EXERCISE DIRECTIONS: Review the lines that follow and copy each one that contains the word "chart".

INFORMATION SUPPLIED:
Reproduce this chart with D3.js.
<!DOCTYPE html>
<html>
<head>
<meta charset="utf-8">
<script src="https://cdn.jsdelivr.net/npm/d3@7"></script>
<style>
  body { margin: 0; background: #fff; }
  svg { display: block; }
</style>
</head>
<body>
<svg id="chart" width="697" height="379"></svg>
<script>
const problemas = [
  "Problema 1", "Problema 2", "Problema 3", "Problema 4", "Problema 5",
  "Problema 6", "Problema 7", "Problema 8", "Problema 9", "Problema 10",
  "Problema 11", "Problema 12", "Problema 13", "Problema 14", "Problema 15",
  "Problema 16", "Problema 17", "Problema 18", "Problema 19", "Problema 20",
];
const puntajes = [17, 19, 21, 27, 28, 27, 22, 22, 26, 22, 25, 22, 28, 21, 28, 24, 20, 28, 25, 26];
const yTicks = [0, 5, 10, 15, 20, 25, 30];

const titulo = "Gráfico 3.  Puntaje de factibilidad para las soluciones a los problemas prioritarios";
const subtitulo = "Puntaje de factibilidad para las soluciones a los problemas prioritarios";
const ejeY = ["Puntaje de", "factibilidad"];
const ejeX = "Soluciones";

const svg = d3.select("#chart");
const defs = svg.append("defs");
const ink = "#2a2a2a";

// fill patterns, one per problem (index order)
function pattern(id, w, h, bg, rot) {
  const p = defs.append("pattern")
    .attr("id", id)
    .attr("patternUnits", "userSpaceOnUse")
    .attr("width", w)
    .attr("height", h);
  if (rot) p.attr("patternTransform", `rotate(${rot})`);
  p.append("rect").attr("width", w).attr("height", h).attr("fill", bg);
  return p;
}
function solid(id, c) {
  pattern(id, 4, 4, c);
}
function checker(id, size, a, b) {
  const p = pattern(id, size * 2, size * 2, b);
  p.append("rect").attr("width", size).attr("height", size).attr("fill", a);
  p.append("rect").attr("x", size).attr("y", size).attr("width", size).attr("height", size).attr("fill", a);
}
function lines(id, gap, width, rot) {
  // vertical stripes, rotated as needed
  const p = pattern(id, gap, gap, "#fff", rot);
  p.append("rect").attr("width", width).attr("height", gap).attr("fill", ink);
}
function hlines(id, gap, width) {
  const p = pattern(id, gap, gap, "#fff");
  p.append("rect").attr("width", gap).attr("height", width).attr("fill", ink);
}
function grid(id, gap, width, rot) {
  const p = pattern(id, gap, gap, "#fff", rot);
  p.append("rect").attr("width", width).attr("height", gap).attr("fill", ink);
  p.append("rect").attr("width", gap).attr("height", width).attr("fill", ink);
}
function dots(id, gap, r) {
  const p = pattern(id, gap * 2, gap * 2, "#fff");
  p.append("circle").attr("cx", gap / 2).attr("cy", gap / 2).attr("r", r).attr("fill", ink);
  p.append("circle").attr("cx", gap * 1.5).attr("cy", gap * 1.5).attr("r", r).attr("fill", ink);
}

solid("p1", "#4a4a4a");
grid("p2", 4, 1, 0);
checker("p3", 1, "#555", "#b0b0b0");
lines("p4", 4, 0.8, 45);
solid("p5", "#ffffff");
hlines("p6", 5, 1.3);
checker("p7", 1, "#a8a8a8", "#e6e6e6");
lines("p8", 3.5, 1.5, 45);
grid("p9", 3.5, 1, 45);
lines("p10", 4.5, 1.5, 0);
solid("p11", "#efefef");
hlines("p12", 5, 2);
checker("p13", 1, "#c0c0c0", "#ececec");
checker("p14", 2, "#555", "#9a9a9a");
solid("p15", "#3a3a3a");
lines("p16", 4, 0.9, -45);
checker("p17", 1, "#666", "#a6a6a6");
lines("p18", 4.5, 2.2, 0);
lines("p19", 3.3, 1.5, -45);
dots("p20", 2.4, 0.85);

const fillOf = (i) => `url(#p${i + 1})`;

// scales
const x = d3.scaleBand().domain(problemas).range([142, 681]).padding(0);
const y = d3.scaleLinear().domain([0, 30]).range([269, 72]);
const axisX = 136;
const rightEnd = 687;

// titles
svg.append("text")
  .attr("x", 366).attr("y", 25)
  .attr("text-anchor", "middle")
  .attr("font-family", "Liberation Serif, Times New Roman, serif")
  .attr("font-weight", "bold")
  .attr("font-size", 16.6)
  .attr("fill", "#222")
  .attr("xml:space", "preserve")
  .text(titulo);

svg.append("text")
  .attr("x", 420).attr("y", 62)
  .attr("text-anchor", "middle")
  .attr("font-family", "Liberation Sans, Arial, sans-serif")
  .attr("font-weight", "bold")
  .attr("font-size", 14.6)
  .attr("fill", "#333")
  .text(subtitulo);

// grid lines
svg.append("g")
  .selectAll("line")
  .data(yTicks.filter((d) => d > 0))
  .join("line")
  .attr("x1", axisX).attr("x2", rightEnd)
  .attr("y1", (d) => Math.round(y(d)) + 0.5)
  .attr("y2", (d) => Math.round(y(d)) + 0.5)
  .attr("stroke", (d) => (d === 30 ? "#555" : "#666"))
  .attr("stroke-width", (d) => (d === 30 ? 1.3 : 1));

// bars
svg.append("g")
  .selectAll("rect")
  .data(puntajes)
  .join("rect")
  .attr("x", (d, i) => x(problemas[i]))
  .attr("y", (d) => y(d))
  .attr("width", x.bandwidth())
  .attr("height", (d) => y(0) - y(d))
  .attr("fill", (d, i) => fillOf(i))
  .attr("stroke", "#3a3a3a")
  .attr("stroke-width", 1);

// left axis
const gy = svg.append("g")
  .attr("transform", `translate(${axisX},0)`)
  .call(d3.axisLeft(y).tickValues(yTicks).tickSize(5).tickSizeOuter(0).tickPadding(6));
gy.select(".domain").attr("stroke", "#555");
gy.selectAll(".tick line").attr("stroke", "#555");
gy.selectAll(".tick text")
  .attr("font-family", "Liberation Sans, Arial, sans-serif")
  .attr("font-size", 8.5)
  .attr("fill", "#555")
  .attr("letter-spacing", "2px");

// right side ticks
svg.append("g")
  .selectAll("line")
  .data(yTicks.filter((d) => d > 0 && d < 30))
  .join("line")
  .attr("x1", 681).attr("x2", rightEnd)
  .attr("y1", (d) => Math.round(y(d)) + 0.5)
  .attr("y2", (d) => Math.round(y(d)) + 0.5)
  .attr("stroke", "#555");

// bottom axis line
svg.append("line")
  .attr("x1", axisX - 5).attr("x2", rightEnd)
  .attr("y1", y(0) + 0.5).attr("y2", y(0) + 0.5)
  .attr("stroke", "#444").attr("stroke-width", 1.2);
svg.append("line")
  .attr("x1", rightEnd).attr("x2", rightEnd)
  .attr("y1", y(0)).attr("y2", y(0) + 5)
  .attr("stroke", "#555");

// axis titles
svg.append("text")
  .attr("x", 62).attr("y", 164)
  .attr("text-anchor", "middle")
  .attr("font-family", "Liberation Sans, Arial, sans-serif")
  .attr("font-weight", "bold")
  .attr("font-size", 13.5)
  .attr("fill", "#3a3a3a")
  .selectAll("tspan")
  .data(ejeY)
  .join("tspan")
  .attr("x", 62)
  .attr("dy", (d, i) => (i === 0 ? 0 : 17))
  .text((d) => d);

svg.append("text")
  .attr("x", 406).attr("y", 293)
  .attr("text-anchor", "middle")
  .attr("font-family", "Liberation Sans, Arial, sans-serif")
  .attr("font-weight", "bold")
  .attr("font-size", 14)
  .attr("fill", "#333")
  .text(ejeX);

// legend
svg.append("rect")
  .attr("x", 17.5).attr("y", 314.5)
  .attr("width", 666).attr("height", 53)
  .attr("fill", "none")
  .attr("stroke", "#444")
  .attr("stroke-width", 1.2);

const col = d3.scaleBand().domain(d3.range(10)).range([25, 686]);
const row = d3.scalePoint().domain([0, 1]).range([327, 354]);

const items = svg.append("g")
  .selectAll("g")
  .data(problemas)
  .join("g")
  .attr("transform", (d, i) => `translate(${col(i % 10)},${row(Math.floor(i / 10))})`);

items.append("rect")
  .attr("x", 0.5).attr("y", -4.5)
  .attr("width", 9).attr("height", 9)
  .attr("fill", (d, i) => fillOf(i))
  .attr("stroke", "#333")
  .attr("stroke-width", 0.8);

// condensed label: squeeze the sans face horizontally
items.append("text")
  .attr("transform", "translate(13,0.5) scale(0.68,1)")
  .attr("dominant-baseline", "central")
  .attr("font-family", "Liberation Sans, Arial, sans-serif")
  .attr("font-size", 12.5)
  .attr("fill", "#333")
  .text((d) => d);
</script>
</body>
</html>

EXPECTED ANSWER:
Reproduce this chart with D3.js.
<svg id="chart" width="697" height="379"></svg>
const svg = d3.select("#chart");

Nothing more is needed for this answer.